Software Enabled Security Architecture for Counteracting Attacks in Control Systems

TL;DR

This paper presents a software-defined networking and network function virtualization based security architecture designed to protect industrial control systems from specific cyber attacks, ensuring safety and operational continuity.

Contribution

It introduces a novel SDN/NFV-enabled security framework and a Control System Security Application tailored for ICS, addressing vulnerabilities from legacy devices and denial of service attacks.

Findings

Prototype implementation demonstrates effective attack mitigation.

Enhanced security for legacy ICS components.

Improved resilience against denial of service attacks.

Abstract

Increasingly Industrial Control Systems (ICS) systems are being connected to the Internet to minimise the operational costs and provide additional flexibility.
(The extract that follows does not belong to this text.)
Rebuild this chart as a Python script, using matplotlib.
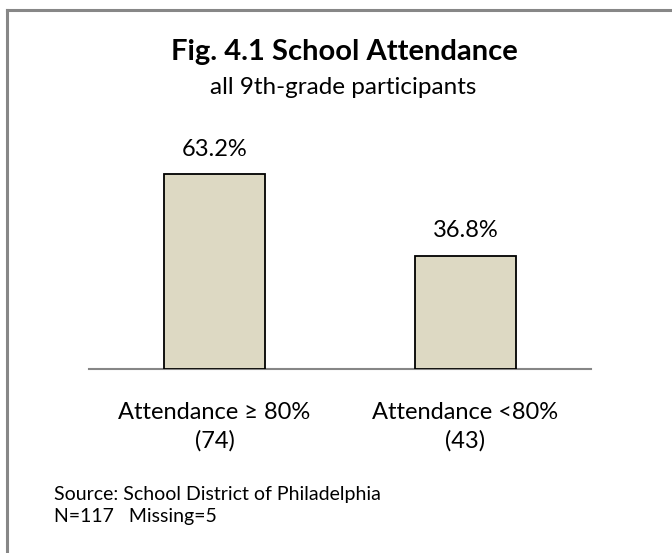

These control systems such as the ones used in power grids, manufacturing and utilities operate continually and have long lifespans measured in decades rather than years as in the case of IT systems. Such industrial control systems require uninterrupted and safe operation. However, they can be vulnerable to a variety of attacks, as successful attacks on critical control infrastructures could have devastating consequences to the safety of human lives as well as a nation's security and prosperity. Furthermore, there can be a range of attacks that can target ICS and it is not easy to secure these systems against all known attacks let alone unknown ones. In this paper, we propose a software enabled security architecture using Software Defined Networking (SDN) and Network Function Virtualisation (NFV) that can enhance the capability to secure industrial control systems. We have designed such an SDN/NFV enabled security architecture and developed a Control System Security Application (CSSA) in SDN Controller for enhancing security in ICS against certain specific attacks namely denial of service attacks, from unpatched vulnerable control system components and securing the communication flows from the legacy devices that do not support any security functionality. In this paper, we discuss the prototype implementation of the proposed architecture and the results obtained from our analysis.